I also think this is a bug. I have changed the category accordingly.
I think we should restrict the characters usable in identifiers to some reasonable ranges. I agree that we mainly want to focus on ASCII programs, but we should do at least a sanity check for the rest of Unicode, and that's clearly not happening now.
As a base for this, it's best to look at Unicode Standard Annex #31, Unicode Identifier And Pattern Syntax (http://www.unicode.org/reports/tr31/). A regular expression for the identifier syntax defined in UAX #31 is easily available in Ruby: /\p{id_start}\p{id_continue}*/
. The character ranges covered by these properties can be checked in enc/unicode/12.1.0/name2ctype.h, from lines 15267 and 15881 (the file is too large for the Web interface to svn).

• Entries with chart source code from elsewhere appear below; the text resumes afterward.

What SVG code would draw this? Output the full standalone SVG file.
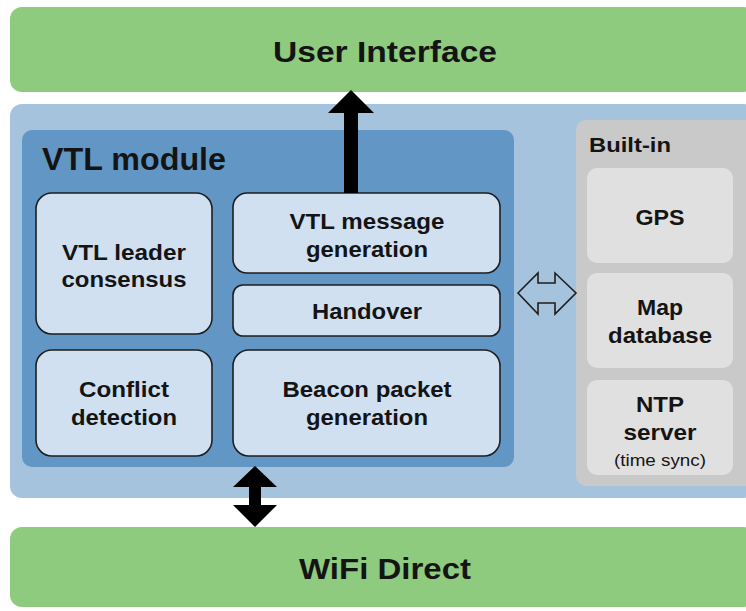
<svg xmlns="http://www.w3.org/2000/svg" width="746" height="611" viewBox="0 0 746 611">
<style>
.lbl{font-family:"Liberation Sans",Arial,sans-serif;font-weight:bold;fill:#141414;text-anchor:middle}
.reg{font-weight:normal}
.box{fill:#d0e0f1;stroke:#1e1e1e;stroke-width:1.6}
.gbox{fill:#e0e0e0}
.green{fill:#8fcb7f}
.arrow{fill:#000}
</style>
<rect width="746" height="611" fill="#fff"/>
<g id="user-interface">
<rect class="green" x="10" y="7" width="746" height="85" rx="12"/>
<text class="lbl" x="385" y="62" font-size="30" textLength="224" lengthAdjust="spacingAndGlyphs">User Interface</text>
</g>
<g id="platform">
<rect x="10" y="104" width="746" height="394" rx="12" fill="#a6c3de"/>
</g>
<g id="vtl-module">
<rect x="22" y="130" width="492" height="337" rx="10" fill="#6297c5"/>
<text class="lbl" x="42" y="170" font-size="31" style="text-anchor:start" textLength="184" lengthAdjust="spacingAndGlyphs">VTL module</text>
</g>
<g id="vtl-leader-consensus">
<rect class="box" x="36" y="193" width="176" height="141" rx="16"/>
<text class="lbl" x="124" y="260" font-size="22" textLength="124" lengthAdjust="spacingAndGlyphs">VTL leader</text>
<text class="lbl" x="124" y="287" font-size="22" textLength="125" lengthAdjust="spacingAndGlyphs">consensus</text>
</g>
<g id="vtl-message-generation">
<rect class="box" x="233" y="193" width="267" height="80" rx="14"/>
<text class="lbl" x="367" y="229" font-size="22" textLength="155" lengthAdjust="spacingAndGlyphs">VTL message</text>
<text class="lbl" x="367" y="257" font-size="22" textLength="122" lengthAdjust="spacingAndGlyphs">generation</text>
</g>
<g id="handover">
<rect class="box" x="233" y="285" width="267" height="51" rx="10"/>
<text class="lbl" x="367" y="319" font-size="22" textLength="110" lengthAdjust="spacingAndGlyphs">Handover</text>
</g>
<g id="conflict-detection">
<rect class="box" x="36" y="350" width="176" height="106" rx="16"/>
<text class="lbl" x="124" y="397" font-size="22" textLength="90" lengthAdjust="spacingAndGlyphs">Conflict</text>
<text class="lbl" x="124" y="425" font-size="22" textLength="106" lengthAdjust="spacingAndGlyphs">detection</text>
</g>
<g id="beacon-packet-generation">
<rect class="box" x="233" y="350" width="267" height="106" rx="16"/>
<text class="lbl" x="367" y="397" font-size="22" textLength="169" lengthAdjust="spacingAndGlyphs">Beacon packet</text>
<text class="lbl" x="367" y="425" font-size="22" textLength="122" lengthAdjust="spacingAndGlyphs">generation</text>
</g>
<g id="built-in">
<rect x="576" y="120" width="180" height="366" rx="10" fill="#c9c9c9"/>
<text class="lbl" x="589" y="152" font-size="21" style="text-anchor:start" textLength="82" lengthAdjust="spacingAndGlyphs">Built-in</text>
</g>
<g id="gps">
<rect class="gbox" x="587" y="168" width="146" height="95" rx="10"/>
<text class="lbl" x="660" y="225" font-size="22" textLength="49" lengthAdjust="spacingAndGlyphs">GPS</text>
</g>
<g id="map-database">
<rect class="gbox" x="587" y="273" width="146" height="95" rx="10"/>
<text class="lbl" x="660" y="315" font-size="22" textLength="46" lengthAdjust="spacingAndGlyphs">Map</text>
<text class="lbl" x="660" y="343" font-size="22" textLength="104" lengthAdjust="spacingAndGlyphs">database</text>
</g>
<g id="ntp-server">
<rect class="gbox" x="587" y="380" width="146" height="95" rx="10"/>
<text class="lbl" x="660" y="412" font-size="22" textLength="48" lengthAdjust="spacingAndGlyphs">NTP</text>
<text class="lbl" x="660" y="440" font-size="22" textLength="73" lengthAdjust="spacingAndGlyphs">server</text>
<text class="lbl reg" x="660" y="466" font-size="16" textLength="92" lengthAdjust="spacingAndGlyphs">(time sync)</text>
</g>
<g id="wifi-direct">
<rect class="green" x="10" y="527" width="746" height="80" rx="12"/>
<text class="lbl" x="385" y="579" font-size="30" textLength="172" lengthAdjust="spacingAndGlyphs">WiFi Direct</text>
</g>
<g id="connectors">
<polygon class="arrow" points="344,193 344,113 328,113 351,90 374,113 358,113 358,193"/>
<polygon class="arrow" points="255,466 277,487 261,487 261,505 277,505 255,527 233,505 249,505 249,487 233,487"/>
<polygon points="518,293 538,273 538,283 555,283 555,273 576,293 555,314 555,303 538,303 538,314" fill="#a6c3de" stroke="#1e1e1e" stroke-width="1.6"/>
</g>
</svg>
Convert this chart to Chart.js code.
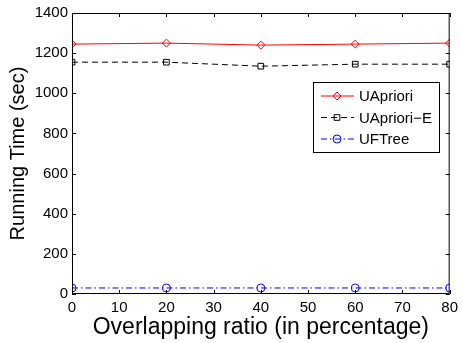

The only additions we seem to need are '_' in initial position, sigils for the different kinds of identifiers, and final '!', '?', and '=' for method names.
I suspect that it may take @nobu (Nobuyoshi Nakada) just a few hours to actually implement this, and that the backwards-compatibility issues (existing Ruby programs stopping to work) are extremely minimal and limited to examples that show the problem.
I have added this to the list of issues to be discussed at next week's developers' meeting, but I will not be at the meeting itself. If needed, I can join the discussion at the first day of RubyKaigi itself. I have assigned this issue to Matz because I'd like him to give it a sanity check.